Nightwing tries to make the Titans whole again.
Titans: Season 2 has been a giant mess of a superhero series. An entertaining and sometimes engrossing mess, but still a mess. The series has repeatedly made the mistake on trying to take on too much at once and balance more characters than it can realistically manage. In “Nightwing,” the series finally tries to tie together all its loose ends and give fans the sort of closure that was utterly lacking in Season 1’s finale episode. True to form, it’s only partly successful in that end.
Dick Grayson is one of the few characters to consistently fare well in Season 2. These 13 episodes have followed a clear, purposeful arc, as Dick has tried to get the band back together, wrestled with the repressed demons of his past, atoned for his mistakes with Jericho and come out the other side a better, more confident leader. It’s fitting that the series caps off this journey by finally delivering that long-awaited moment where Dick becomes Nightwing. You can’t say Titans hasn’t earned that moment by now.

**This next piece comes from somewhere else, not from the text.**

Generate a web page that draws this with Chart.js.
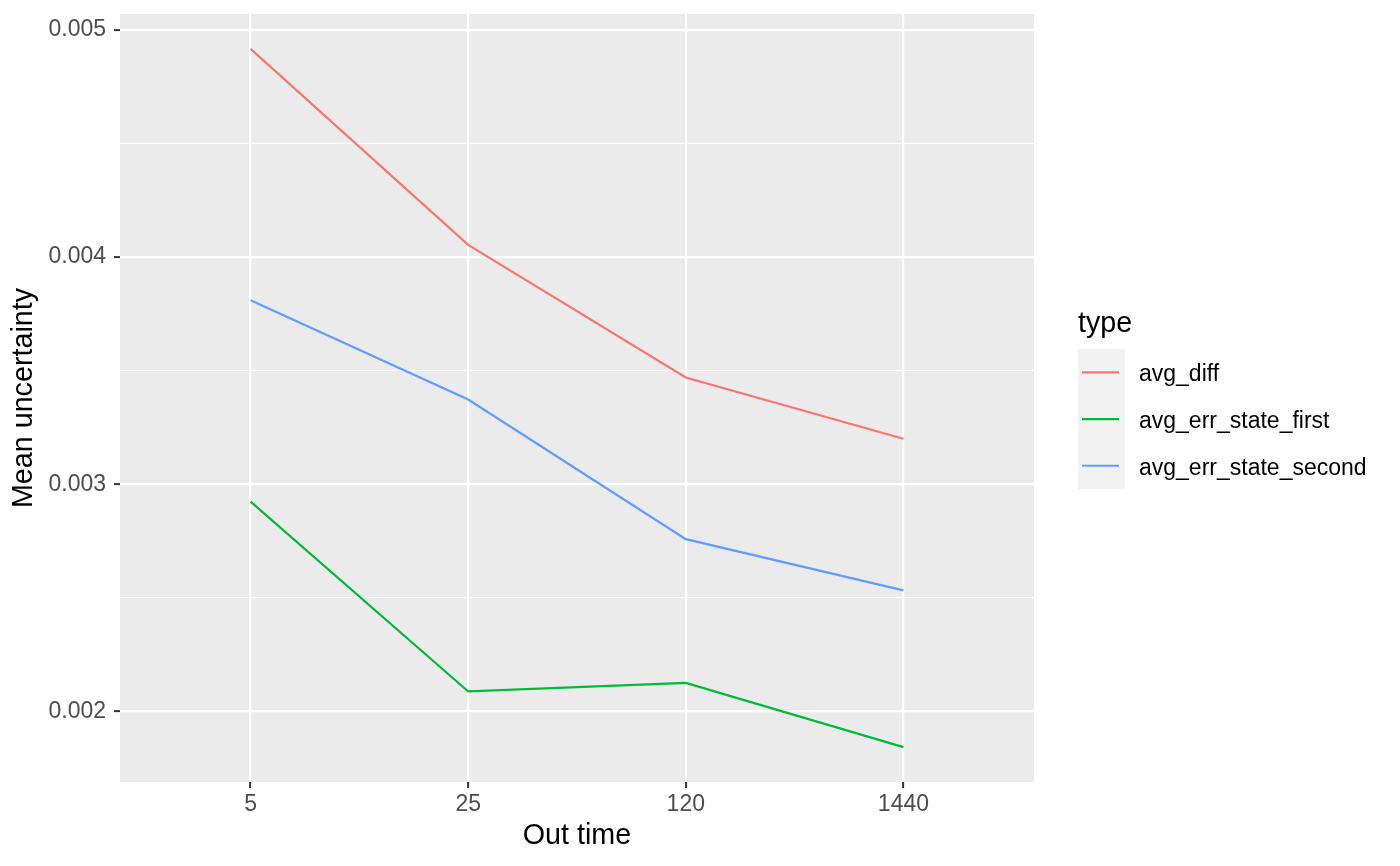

The costume itself is fine, if not necessarily the show’s best attempt at reproducing an iconic comic book look. For all that this suit is hyped up as the sleeker, more agile alternative to Dick’s Robin costume, it looks every bit as bulky as the Robin costume. 1997’s Batman & Robin didn’t get much right, but toss out the cape and that movie has a pretty terrific Nightwing costume.
Clothes aside, this episode does succeed in capping off Dick’s story and giving him his triumphant superhero rebirth. Brenton Thwaites even conveys that in his performance. The suit itself may be bulky, but the way Dick carries himself shows a man who’s finally freed himself of the psychological burdens he’s carried for years. The lengthy scenes with Iain Glen’s Bruce Wayne help further sell that transformation. Their interactions show an estranged father and son finally making peace with one another and serve as a much-needed contrast to the darkness and brutality of Season 1’s Dick vs. Bruce feud. I wouldn’t necessarily count on seeing Glen return for the recently confirmed Season 3, but at least the series made strong use of the character despite his fairly limited screen time.
Unfortunately, this episode struggles to bring the same satisfaction and emotional weight to its various other plot threads. The Wilson family conflict is handled pretty well, albeit resolved far too quickly given how much Deathstroke’s war against the Titans has dominated Season 1. Slade’s death and Jericho’s “resurrection” are both fitting ways of capping off their respective journeys. Again, it just feels as though this episode is rushing to get the good stuff over with so it can move into less rich material.
If anything, it would have been nice to see the Cadmus conflict resolved first so that the final battle with Slade could have formed the climax of this episode. The team’s confrontation with Superboy never builds the necessary level of tension and danger it needs. That’s part of the problem with having a character like Raven, whose powers allow her to basically do anything the plot demands of her. Never does it feel as though our heroes were in imminent danger while fighting Conner. This Cadmus story needed to build to something bigger and more grand, not an easily fixed mind control conflict.
The aftermath of that battles suggests the writers realized the stakes weren’t high enough, resulting in a sudden plot twist where Donna sacrifices her life to save Dawn. Needless to say, that moment doesn’t play well at all. It comes across as a forced attempt to insert drama and tragedy into a story that couldn’t find a more organic solution. It further highlights why Deathstroke, not Cadmus/Superboy, should have been the finale’s endgame. Let Donna go out fighting the same assassin who killed her boyfriend, not hoisting a bunch of electrically charged scrap metal.
The one silver lining here is that the series does finally seem to be making some attempt at pruning its overly large cast. Donna is dead, Rachel is taking some personal time and Jason seems intent on returning to Gotham. I really wish Jason hadn’t been sidelined in the latter half of Season 2. The series presented such an interesting opportunity by having Dick, not Bruce, be the architect of Jason’s fate, but now it appears Titans is dancing around that opportunity. Still, a leaner, more focused cast can only help in Season 3.
Verdict
For all that Titans bills itself as an ensemble superhero series, it’s also consistently great when focused on Dick Grayson. Dick’s debut as Nightwing and reconciliation with Bruce Wayne caps off a well-realized journey in Season 2. Sadly, the finale can’t do justice to most of the rest of its cast. This episode is too quick to move through the dramatically rich Wilson family conflict, fixating instead on the far more underwhelming battle with Cadmus. The finale pays the price for the show’s insistence on trying to juggle too many characters and story threads.